Jill Kitson: Was it common across all 15 countries for there to be some children who at the end of Grade 1 or Grade 2 you would label dyslexic, or is there some language there in amongst all those languages, that any child can learn to read?

Philip Seymour: Well that's an interesting question, obviously. If one looks at the distribution for the easier languages, then you find that the great majority of children are bunched together at the top end of the scale, but there is a tail of children who are doing less well. No real examples of children who couldn't read at all, but a few who are reading less well than the majority. So you could define dyslexia in that way for those languages. I suppose the point is that in English it would be a much more extreme failure which would count as dyslexia - in terms of being outside the distribution - than you would find in these other languages.

Jill Kitson: So what are the problems of English? Danish is the next hardest it seems, but English is strikingly harder to learn. It has this wonderful ability to take in words from many, many different languages, but is this actually creating the problem that we have with children learning to read?

Philip Seymour: It may be what's creating the problem at this early stage of reading, in that as you say, you have words which have come in from many different sources, and they've all got slightly different bases for their spelling, and that's what produces this great amount of inconsistency in English spelling. So that's producing problems for the early stage of learning to read. Of course there may be other aspects which come in later on: it may almost be an advantage to have a language in which the spelling signals the meanings of words or their grammatical structure and so forth, which is what happens in English.
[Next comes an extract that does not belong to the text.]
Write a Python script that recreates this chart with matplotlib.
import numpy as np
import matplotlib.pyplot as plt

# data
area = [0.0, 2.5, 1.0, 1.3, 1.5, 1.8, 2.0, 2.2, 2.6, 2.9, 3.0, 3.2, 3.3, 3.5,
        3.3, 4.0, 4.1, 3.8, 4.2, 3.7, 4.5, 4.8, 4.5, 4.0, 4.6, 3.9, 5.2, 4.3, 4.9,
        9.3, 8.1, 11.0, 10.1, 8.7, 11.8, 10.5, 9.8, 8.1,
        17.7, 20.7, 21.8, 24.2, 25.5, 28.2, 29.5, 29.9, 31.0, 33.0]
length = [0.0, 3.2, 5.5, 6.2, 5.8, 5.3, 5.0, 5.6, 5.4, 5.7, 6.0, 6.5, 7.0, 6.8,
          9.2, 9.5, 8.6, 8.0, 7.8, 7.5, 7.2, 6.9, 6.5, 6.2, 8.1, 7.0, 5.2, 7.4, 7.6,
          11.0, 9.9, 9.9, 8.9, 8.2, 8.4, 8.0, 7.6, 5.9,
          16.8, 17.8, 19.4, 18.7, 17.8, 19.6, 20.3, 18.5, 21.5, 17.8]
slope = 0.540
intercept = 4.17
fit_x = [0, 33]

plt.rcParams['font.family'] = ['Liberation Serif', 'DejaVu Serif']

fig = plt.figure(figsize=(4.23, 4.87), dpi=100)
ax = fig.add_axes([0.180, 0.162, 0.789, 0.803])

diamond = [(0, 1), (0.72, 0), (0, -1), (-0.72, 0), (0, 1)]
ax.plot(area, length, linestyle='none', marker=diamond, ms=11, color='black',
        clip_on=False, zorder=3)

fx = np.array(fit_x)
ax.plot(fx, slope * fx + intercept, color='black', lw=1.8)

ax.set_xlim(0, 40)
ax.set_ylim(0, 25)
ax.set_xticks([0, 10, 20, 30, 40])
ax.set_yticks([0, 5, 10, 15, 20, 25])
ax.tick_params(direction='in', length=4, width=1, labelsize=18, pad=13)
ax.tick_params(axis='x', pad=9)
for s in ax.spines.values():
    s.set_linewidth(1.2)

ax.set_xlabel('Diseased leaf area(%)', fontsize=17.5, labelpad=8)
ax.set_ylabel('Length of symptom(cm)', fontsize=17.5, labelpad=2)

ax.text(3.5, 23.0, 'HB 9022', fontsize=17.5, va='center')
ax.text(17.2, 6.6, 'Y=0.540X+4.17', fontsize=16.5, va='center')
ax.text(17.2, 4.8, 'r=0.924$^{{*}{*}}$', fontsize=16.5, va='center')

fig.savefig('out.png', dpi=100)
Jill Kitson: Now of the Romance languages, French and Portuguese are harder to learn, and so what are the characteristics there that make them less easy to learn than other Romance languages?
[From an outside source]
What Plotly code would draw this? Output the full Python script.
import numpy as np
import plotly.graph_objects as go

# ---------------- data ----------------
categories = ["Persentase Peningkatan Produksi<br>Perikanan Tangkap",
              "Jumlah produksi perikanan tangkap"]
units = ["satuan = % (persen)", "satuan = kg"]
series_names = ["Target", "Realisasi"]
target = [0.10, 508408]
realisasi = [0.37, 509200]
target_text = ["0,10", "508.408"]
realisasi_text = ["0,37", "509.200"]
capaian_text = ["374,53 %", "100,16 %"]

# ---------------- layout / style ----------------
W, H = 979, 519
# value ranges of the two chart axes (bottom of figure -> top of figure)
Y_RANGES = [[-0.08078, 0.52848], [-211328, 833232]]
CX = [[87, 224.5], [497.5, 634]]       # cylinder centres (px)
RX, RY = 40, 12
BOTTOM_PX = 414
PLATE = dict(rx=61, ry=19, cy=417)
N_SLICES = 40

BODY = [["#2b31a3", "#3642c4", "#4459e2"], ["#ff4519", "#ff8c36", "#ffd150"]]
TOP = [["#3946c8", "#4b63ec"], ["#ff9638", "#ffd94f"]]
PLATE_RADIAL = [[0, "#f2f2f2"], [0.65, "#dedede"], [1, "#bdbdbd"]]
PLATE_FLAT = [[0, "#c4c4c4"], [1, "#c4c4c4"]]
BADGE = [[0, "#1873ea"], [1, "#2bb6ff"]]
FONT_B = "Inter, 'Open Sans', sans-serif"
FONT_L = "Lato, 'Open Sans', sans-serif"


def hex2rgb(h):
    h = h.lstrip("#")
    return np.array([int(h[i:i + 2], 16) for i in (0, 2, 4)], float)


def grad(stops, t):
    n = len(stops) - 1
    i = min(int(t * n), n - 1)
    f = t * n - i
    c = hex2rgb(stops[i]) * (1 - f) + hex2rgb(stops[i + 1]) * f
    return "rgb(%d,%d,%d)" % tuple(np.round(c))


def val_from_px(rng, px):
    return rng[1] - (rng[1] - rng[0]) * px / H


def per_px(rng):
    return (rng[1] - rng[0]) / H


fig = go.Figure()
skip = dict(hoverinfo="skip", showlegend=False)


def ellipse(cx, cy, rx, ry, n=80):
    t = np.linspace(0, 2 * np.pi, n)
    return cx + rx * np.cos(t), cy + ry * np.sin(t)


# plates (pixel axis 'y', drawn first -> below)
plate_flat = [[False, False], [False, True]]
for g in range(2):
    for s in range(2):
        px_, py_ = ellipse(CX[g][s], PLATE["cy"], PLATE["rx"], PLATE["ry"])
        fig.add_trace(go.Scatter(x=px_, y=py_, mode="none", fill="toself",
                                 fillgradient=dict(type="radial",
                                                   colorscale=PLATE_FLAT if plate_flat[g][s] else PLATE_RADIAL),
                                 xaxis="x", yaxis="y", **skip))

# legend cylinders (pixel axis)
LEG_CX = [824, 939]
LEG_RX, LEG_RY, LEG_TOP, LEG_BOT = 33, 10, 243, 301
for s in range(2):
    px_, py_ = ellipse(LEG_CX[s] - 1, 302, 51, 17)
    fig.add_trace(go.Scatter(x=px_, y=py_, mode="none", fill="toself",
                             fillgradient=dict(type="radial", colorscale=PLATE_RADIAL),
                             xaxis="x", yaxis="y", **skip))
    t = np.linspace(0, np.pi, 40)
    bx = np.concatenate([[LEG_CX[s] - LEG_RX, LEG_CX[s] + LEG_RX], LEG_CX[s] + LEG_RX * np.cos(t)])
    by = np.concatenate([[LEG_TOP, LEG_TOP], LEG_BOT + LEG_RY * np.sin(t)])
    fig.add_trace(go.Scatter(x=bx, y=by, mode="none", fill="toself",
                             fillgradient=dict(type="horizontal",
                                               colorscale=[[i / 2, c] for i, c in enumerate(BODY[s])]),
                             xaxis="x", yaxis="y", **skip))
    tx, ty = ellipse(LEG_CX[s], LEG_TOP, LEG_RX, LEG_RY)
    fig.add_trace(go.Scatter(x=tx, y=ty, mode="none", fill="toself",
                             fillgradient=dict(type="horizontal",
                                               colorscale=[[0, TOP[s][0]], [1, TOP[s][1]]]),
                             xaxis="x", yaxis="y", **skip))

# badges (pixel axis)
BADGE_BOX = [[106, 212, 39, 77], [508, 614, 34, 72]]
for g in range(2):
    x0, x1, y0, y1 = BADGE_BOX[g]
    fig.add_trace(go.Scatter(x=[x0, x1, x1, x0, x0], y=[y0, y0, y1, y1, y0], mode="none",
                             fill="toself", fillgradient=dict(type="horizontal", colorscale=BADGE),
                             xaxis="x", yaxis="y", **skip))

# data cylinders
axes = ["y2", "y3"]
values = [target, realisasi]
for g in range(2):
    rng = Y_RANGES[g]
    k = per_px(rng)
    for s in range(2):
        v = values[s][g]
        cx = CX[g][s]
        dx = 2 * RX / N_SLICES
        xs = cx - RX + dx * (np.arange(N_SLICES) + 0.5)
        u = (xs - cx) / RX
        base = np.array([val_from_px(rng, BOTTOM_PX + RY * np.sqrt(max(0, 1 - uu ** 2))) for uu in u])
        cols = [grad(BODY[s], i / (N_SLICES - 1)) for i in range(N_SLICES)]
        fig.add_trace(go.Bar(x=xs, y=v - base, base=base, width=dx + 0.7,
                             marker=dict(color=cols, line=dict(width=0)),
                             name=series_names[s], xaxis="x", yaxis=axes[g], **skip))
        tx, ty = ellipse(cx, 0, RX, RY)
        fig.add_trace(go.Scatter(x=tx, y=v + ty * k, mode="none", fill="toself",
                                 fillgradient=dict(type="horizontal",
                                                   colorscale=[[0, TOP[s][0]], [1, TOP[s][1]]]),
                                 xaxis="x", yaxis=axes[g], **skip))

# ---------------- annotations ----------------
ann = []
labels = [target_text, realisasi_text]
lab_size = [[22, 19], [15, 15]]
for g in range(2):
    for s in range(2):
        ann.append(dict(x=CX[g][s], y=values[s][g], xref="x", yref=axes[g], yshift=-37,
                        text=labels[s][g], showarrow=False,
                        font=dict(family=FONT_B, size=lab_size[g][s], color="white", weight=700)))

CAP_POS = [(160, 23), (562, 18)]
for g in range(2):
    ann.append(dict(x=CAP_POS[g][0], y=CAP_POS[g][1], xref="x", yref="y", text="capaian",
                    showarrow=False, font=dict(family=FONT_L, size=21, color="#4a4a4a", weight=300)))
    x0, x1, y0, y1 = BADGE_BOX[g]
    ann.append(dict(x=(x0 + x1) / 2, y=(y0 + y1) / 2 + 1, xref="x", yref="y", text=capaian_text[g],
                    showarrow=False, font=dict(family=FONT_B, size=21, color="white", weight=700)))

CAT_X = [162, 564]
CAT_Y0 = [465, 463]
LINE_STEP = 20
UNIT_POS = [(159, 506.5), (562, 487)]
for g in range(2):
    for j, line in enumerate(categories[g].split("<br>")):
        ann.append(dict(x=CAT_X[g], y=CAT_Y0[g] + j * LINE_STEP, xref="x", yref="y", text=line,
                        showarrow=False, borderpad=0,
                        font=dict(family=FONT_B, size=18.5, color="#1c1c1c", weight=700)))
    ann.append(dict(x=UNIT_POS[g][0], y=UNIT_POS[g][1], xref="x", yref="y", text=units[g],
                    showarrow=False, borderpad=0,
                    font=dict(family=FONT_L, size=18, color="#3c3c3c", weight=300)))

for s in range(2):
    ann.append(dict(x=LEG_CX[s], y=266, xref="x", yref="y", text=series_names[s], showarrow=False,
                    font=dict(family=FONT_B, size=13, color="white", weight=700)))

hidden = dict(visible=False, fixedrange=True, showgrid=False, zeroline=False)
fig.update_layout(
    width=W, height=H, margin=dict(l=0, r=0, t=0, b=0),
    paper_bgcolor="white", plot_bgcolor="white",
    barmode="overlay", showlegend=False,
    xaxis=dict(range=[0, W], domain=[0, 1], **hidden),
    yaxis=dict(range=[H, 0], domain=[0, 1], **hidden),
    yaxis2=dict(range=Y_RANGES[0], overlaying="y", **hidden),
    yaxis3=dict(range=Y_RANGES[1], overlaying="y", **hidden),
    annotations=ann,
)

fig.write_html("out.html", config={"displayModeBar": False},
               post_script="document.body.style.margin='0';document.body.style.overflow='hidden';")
Philip Seymour: Well I think they have a certain degree of what are called orthographic depth in that in French you may have multiple letters to represent phonemes and there's inconsistency, the spelling is influenced by the meaning or morphology of words; there are silent letters which have to be there for grammatical reasons, but which may not be pronounced and so forth.
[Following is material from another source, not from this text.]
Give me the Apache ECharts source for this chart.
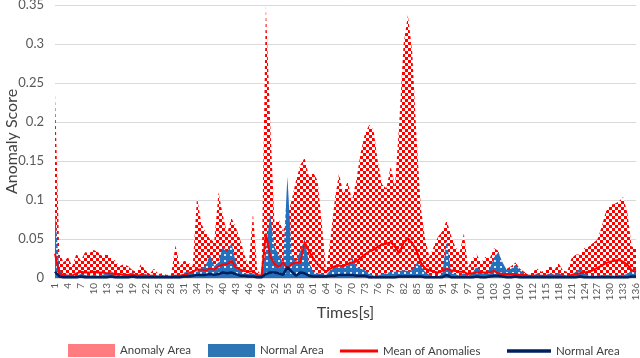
<!DOCTYPE html>
<html>
<head>
<meta charset="utf-8">
<script src="https://cdn.jsdelivr.net/npm/echarts@6/dist/echarts.min.js"></script>
<style>
  html, body { margin: 0; padding: 0; background: #fff; }
  #chart { width: 640px; height: 358px; }
</style>
</head>
<body>
<div id="chart"></div>
<script>
// x categories: seconds 1..136
let times = [];
for (let i = 1; i <= 136; i++) times.push(String(i));

let anomalyArea = [
  0.238, 0.032, 0.020, 0.027, 0.015, 0.031, 0.022, 0.033, 0.032, 0.036,
  0.033, 0.028, 0.031, 0.026, 0.022, 0.015, 0.018, 0.015, 0.010, 0.008,
  0.018, 0.010, 0.005, 0.012, 0.005, 0.006, 0.004, 0.005, 0.042, 0.015,
  0.022, 0.020, 0.015, 0.104, 0.070, 0.058, 0.050, 0.046, 0.110, 0.080,
  0.057, 0.077, 0.065, 0.050, 0.030, 0.015, 0.083, 0.010, 0.004, 0.349,
  0.200, 0.070, 0.075, 0.060, 0.080, 0.100, 0.125, 0.145, 0.154, 0.130,
  0.135, 0.125, 0.070, 0.010, 0.050, 0.100, 0.134, 0.108, 0.124, 0.100,
  0.125, 0.160, 0.185, 0.196, 0.190, 0.150, 0.120, 0.115, 0.143, 0.118,
  0.200, 0.300, 0.337, 0.290, 0.180, 0.090, 0.050, 0.027, 0.040, 0.053,
  0.060, 0.074, 0.055, 0.040, 0.032, 0.057, 0.014, 0.025, 0.030, 0.020,
  0.027, 0.025, 0.038, 0.035, 0.014, 0.012, 0.015, 0.020, 0.012, 0.008,
  0.004, 0.008, 0.012, 0.008, 0.010, 0.016, 0.010, 0.019, 0.010, 0.008,
  0.025, 0.030, 0.030, 0.038, 0.040, 0.045, 0.049, 0.065, 0.085, 0.094,
  0.095, 0.098, 0.104, 0.083, 0.040, 0.040
];

let normalArea = [
  0.085, 0.012, 0.003, 0.002, 0.002, 0.003, 0.005, 0.004, 0.003, 0.004,
  0.003, 0.004, 0.006, 0.009, 0.004, 0.003, 0.004, 0.005, 0.007, 0.003,
  0.003, 0.005, 0.002, 0.002, 0.003, 0.004, 0.002, 0.002, 0.003, 0.003,
  0.007, 0.008, 0.008, 0.008, 0.012, 0.016, 0.030, 0.015, 0.020, 0.040,
  0.033, 0.045, 0.020, 0.010, 0.006, 0.005, 0.006, 0.003, 0.002, 0.035,
  0.082, 0.040, 0.030, 0.020, 0.130, 0.030, 0.020, 0.035, 0.050, 0.020,
  0.008, 0.006, 0.005, 0.004, 0.010, 0.013, 0.015, 0.015, 0.016, 0.027,
  0.015, 0.012, 0.010, 0.007, 0.003, 0.003, 0.005, 0.006, 0.008, 0.008,
  0.009, 0.010, 0.009, 0.010, 0.019, 0.015, 0.008, 0.004, 0.002, 0.002,
  0.005, 0.049, 0.008, 0.005, 0.003, 0.006, 0.003, 0.006, 0.015, 0.008,
  0.005, 0.012, 0.026, 0.033, 0.020, 0.010, 0.012, 0.017, 0.010, 0.006,
  0.003, 0.002, 0.006, 0.002, 0.003, 0.007, 0.004, 0.007, 0.003, 0.002,
  0.004, 0.008, 0.012, 0.006, 0.003, 0.003, 0.003, 0.004, 0.004, 0.004,
  0.003, 0.004, 0.004, 0.005, 0.010, 0.010
];

let meanAnomalies = [
  0.031, 0.006, 0.004, 0.003, 0.003, 0.006, 0.008, 0.007, 0.007, 0.008,
  0.007, 0.007, 0.006, 0.006, 0.005, 0.005, 0.004, 0.004, 0.004, 0.003,
  0.004, 0.003, 0.003, 0.003, 0.002, 0.002, 0.002, 0.002, 0.003, 0.003,
  0.004, 0.006, 0.008, 0.011, 0.011, 0.010, 0.012, 0.011, 0.015, 0.017,
  0.018, 0.022, 0.014, 0.011, 0.009, 0.008, 0.009, 0.004, 0.003, 0.057,
  0.028, 0.018, 0.014, 0.020, 0.012, 0.018, 0.020, 0.020, 0.046, 0.035,
  0.025, 0.018, 0.012, 0.008, 0.012, 0.015, 0.016, 0.015, 0.018, 0.020,
  0.021, 0.026, 0.030, 0.034, 0.036, 0.040, 0.043, 0.044, 0.046, 0.040,
  0.032, 0.045, 0.051, 0.045, 0.035, 0.020, 0.012, 0.010, 0.008, 0.007,
  0.009, 0.012, 0.010, 0.009, 0.008, 0.008, 0.005, 0.006, 0.007, 0.007,
  0.007, 0.007, 0.009, 0.006, 0.005, 0.005, 0.005, 0.005, 0.004, 0.004,
  0.003, 0.003, 0.003, 0.003, 0.003, 0.003, 0.003, 0.003, 0.003, 0.002,
  0.004, 0.005, 0.006, 0.007, 0.008, 0.010, 0.013, 0.016, 0.019, 0.021,
  0.022, 0.023, 0.021, 0.017, 0.010, 0.008
];

let meanNormal = [
  0.008, 0.002, 0.001, 0.001, 0.001, 0.001, 0.002, 0.001, 0.001, 0.001,
  0.001, 0.001, 0.001, 0.002, 0.001, 0.001, 0.001, 0.001, 0.002, 0.001,
  0.001, 0.001, 0.001, 0.001, 0.001, 0.001, 0.001, 0.001, 0.001, 0.001,
  0.002, 0.002, 0.003, 0.004, 0.004, 0.004, 0.005, 0.004, 0.005, 0.007,
  0.006, 0.007, 0.005, 0.003, 0.003, 0.002, 0.002, 0.001, 0.001, 0.005,
  0.007, 0.007, 0.006, 0.004, 0.014, 0.008, 0.003, 0.007, 0.006, 0.003,
  0.002, 0.002, 0.002, 0.002, 0.003, 0.003, 0.004, 0.004, 0.004, 0.004,
  0.003, 0.003, 0.003, 0.001, 0.001, 0.001, 0.001, 0.001, 0.001, 0.001,
  0.002, 0.002, 0.002, 0.002, 0.002, 0.002, 0.001, 0.001, 0.001, 0.001,
  0.001, 0.004, 0.001, 0.001, 0.001, 0.001, 0.001, 0.001, 0.002, 0.001,
  0.001, 0.002, 0.003, 0.003, 0.002, 0.001, 0.001, 0.002, 0.001, 0.001,
  0.001, 0.001, 0.001, 0.001, 0.001, 0.001, 0.001, 0.001, 0.001, 0.001,
  0.001, 0.001, 0.002, 0.001, 0.001, 0.001, 0.001, 0.001, 0.001, 0.001,
  0.001, 0.001, 0.001, 0.001, 0.002, 0.002
];

let yTicks = [0, 0.05, 0.1, 0.15, 0.2, 0.25, 0.3, 0.35];

// excel-like fill patterns
function checkerPattern() {
    let c = document.createElement('canvas');
    c.width = 6; c.height = 6;
    let ctx = c.getContext('2d');
    ctx.fillStyle = '#ffffff';
    ctx.fillRect(0, 0, 6, 6);
    ctx.fillStyle = '#ff0000';
    ctx.fillRect(0, 0, 3, 3);
    ctx.fillRect(3, 3, 3, 3);
    return c;
}
function dotPattern() {
    let c = document.createElement('canvas');
    c.width = 6; c.height = 6;
    let ctx = c.getContext('2d');
    ctx.fillStyle = '#2371bd';
    ctx.fillRect(0, 0, 6, 6);
    ctx.fillStyle = '#d9e6f3';
    ctx.fillRect(2, 2, 2, 2);
    return c;
}

let font = 'Lato';
let lineIcon = 'path://M0,0H40V3H0Z';
let legendBase = {
    bottom: 1,
    padding: 0,
    itemHeight: 13,
    itemGap: 0,
    selectedMode: false,
    textStyle: { fontFamily: font, fontSize: 11.5, color: '#404040' }
};

let chart = echarts.init(document.getElementById('chart'));
let option = {
    animation: false,
    backgroundColor: '#ffffff',
    textStyle: { fontFamily: font },
    grid: { left: 55, right: 4, top: 5, bottom: 80, containLabel: false, outerBoundsMode: 'none' },
    legend: [
        Object.assign({}, legendBase, { left: 68, itemWidth: 47, data: [{ name: 'Anomaly Area', icon: 'rect' }] }),
        Object.assign({}, legendBase, { left: 208, itemWidth: 47, data: [{ name: 'Normal Area', icon: 'rect' }] }),
        Object.assign({}, legendBase, { left: 340, itemWidth: 38, data: [{ name: 'Mean of Anomalies', icon: lineIcon }] }),
        Object.assign({}, legendBase, { left: 507, itemWidth: 44, data: [{ name: 'Normal Area ', icon: lineIcon }] })
    ],
    xAxis: {
        type: 'category',
        data: times,
        boundaryGap: false,
        name: 'Times[s]',
        nameLocation: 'middle',
        nameGap: 27,
        nameMoveOverlap: false,
        nameTextStyle: { fontFamily: font, fontSize: 16, color: '#404040' },
        axisLine: { lineStyle: { color: '#d9d9d9' } },
        axisTick: { show: false },
        axisLabel: { interval: 2, rotate: 90, fontSize: 10, color: '#595959', margin: 5 }
    },
    yAxis: {
        type: 'value',
        min: yTicks[0],
        max: yTicks[yTicks.length - 1],
        interval: 0.05,
        name: 'Anomaly Score',
        nameLocation: 'middle',
        nameGap: 35,
        nameMoveOverlap: false,
        nameTextStyle: { fontFamily: font, fontSize: 16, color: '#404040' },
        axisLine: { show: false },
        axisTick: { show: false },
        axisLabel: { fontSize: 13, color: '#595959', margin: 11 },
        splitLine: { lineStyle: { color: '#d9d9d9', width: 1 } }
    },
    series: [
        {
            name: 'Anomaly Area',
            type: 'line',
            data: anomalyArea,
            showSymbol: false,
            symbol: 'none',
            itemStyle: { color: '#ff7c80' },
            lineStyle: { width: 0 },
            areaStyle: { color: { image: checkerPattern(), repeat: 'repeat' }, opacity: 1 },
            z: 1
        },
        {
            name: 'Normal Area',
            type: 'line',
            data: normalArea,
            showSymbol: false,
            symbol: 'none',
            itemStyle: { color: '#2e75b6' },
            lineStyle: { width: 0 },
            areaStyle: { color: { image: dotPattern(), repeat: 'repeat' }, opacity: 1 },
            z: 2
        },
        {
            name: 'Mean of Anomalies',
            type: 'line',
            data: meanAnomalies,
            showSymbol: false,
            symbol: 'none',
            itemStyle: { color: '#ff0000' },
            lineStyle: { width: 2, color: '#ff0000' },
            z: 3
        },
        {
            name: 'Normal Area ',
            type: 'line',
            data: meanNormal,
            showSymbol: false,
            symbol: 'none',
            itemStyle: { color: '#002060' },
            lineStyle: { width: 2.5, color: '#002060' },
            z: 4
        }
    ]
};
chart.setOption(option);
</script>
</body>
</html>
So it is quite complex. Not as complex as English but not so different.

Jill Kitson: One of the things that I found myself considering was the fact that with English being the global lingua franca of commerce, popular entertainment, of the Internet, international relations and so on, this is rather paradoxical. But I wondered whether it means that global English has to be more like the English of, say, Grade 3 readers, a vocabulary that has simple syllables and simple phonetic correspondence; that from global English, the more difficult and complex words will simply be screened out.

Philip Seymour: I suppose that might happen; that would be a kind of world wide revolution in English spelling which could happen. I mean as you say, it is strange in a way that the language which is very widely used is the one in which it is perhaps most difficult to learn to read. Whether people learning English as a second language do find our spelling system a problem, I'm just not quite sure. Most of the people I know who have learned English and are using it in academic work and so forth, don't seem to me to keep complaining about the spelling system.

Jill Kitson: And just lastly: why did children learning Finnish, which is a sort of completely exotic one-off language, why is that easier to learn?

Philip Seymour: Well it has a simple syllable structure and it has a very, very consistent spelling system, so that's probably the main point. The language itself seems to me to be tremendously complex, if one was wanting to learn to speak it, because each word has numerous grammatical components attached to it in many, many different combinations, so it looks very, very complex to us to understand. But from the point of view of the reader it is straightforward and simple.

Jill Kitson: Philip Seymour, Professor of Cognitive Psychology at the University of Dundee.

And that's all for this week's Lingua Franca.